Please, please , please, pay attention to the atmosphere.
Tristram: This is like 50+ degrees difference in brightness. Why?
Barracks: Blue should be blue, not sepia or brown. Black is black, not grey.
Burial Grounds: Broken filthy stones, sould be broken filthy stones, not a floor cleaned by the cleaning service of Tristram city-hall.
Lut Gholein: Again, stop cleaning the floor. Clean your office, clean your apartment, but do not clean the graphics.
Sewers: Congrats! You made it perfect or even better than the original. This is how you should redo the rest of the environments.
Diablo 2 is all about horror, death, blood, corpses, the smell of death and filth all over the city. Stop cleaning the floors. Stop having too much brightness. The game should be dark. If you are going to remake it, make it either the same or darker.
I cannot think Blizzards designers are incapable of doing this. This must be coming from the lead designer as conceptual art. It’s so simple. They can do whatever they like with Diablo 4, but please do not mess up Diablo 2.
Because you have actual 3d lighting going on there. It’s inevitably gonna look different and bring out the color contrast more than the more basic lighting you had in D2. The actual colors of the textures are the same. In this specific case, there’s a lot of fire going on in Tristram. The lighting treats fire as a light source (which it is) unlike in the base game where it was just a graphic. So as a result, everything does look brighter, because that’s what fire does.
Same deal, it’s not the colors that change really, it’s the lighting that is much more complex and behaves more like, you know, light would, changing the tonalities.
The floor really doesn’t look “clean”. It looks like an old abandoned stone walkway with overgrown grass. The difference is that again, we have much higher resolution textures and better lighting that makes it look more realistic.
Gotta kinda agree on this one, although for a different reason. It doesn’t look cleaner to me, but the walkways are much less visible than in the original. I think they should be more pronounced. If anything, it looks “dirtier”, like sand covered everything and you can barely see the streets.

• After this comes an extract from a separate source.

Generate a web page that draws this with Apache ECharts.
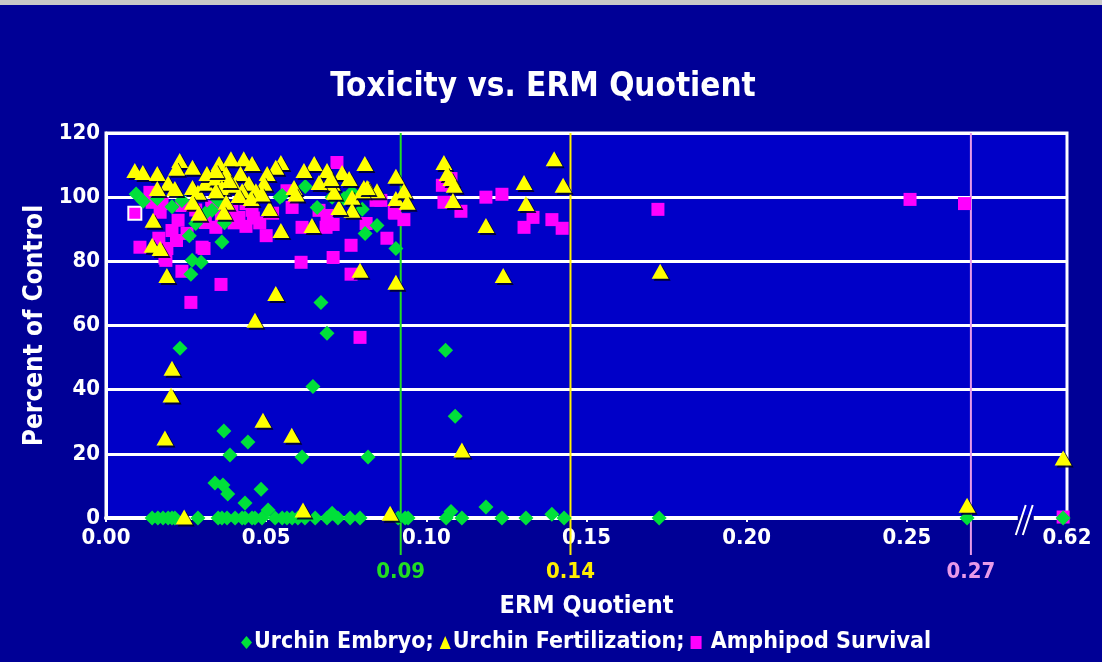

Well, all I can say is that, they used a modern 3d lighting model that is more realistic. Sure, they could have dimmed everything down but then it would be TOO dark and it would impact gameplay. Some compromises have to be made when you’re making a complete change in graphical technology. It’s impossible to make it look exactly like a low-res 2d game.
I actually noticed some of the same things watching say act 2 when looking at the ground textures. You can always go to the old graphics, but upgrading the visuals this much its just going to look a lot different. There is no way around it much more detail needs to be added. 3d lighting vs tile based lighting. Its going to look a lot different.
Also kind of a side note, but is this really diablo 2 tech support? It really should be in general discussion
My point is that they shouldn’t reinvent the wheel unless they intend to make it better. It’s been more than 20 years after the original release of Diablo II and the gfx technology has greatly advanced since then. Using better graphics and better lighting mechanics they should be able to create a more immense undead atmosphere – not the other way around. Diablo is dark game – period. That being said, they should be very careful to not over-brighten the map with light sources. Less is more. As I said earlier, the “Sewers” look great, so they just need to re-try several times until they achieve the same feeling for the rest of the regions; and fine-tune the graphical lighting technology to the what the game atmosphere’s needs – not the other way around. If today, we cannot recreate a dark, undead, filthy, hellish, horror atmospheric game, then the technology has gone backwards.
Diablo was a pioneer back then. Blizzard North pushed the gaming tech one (or more) step(s) further by making it. Today, Activision/Blizzard should be reminded of that and try to push even further.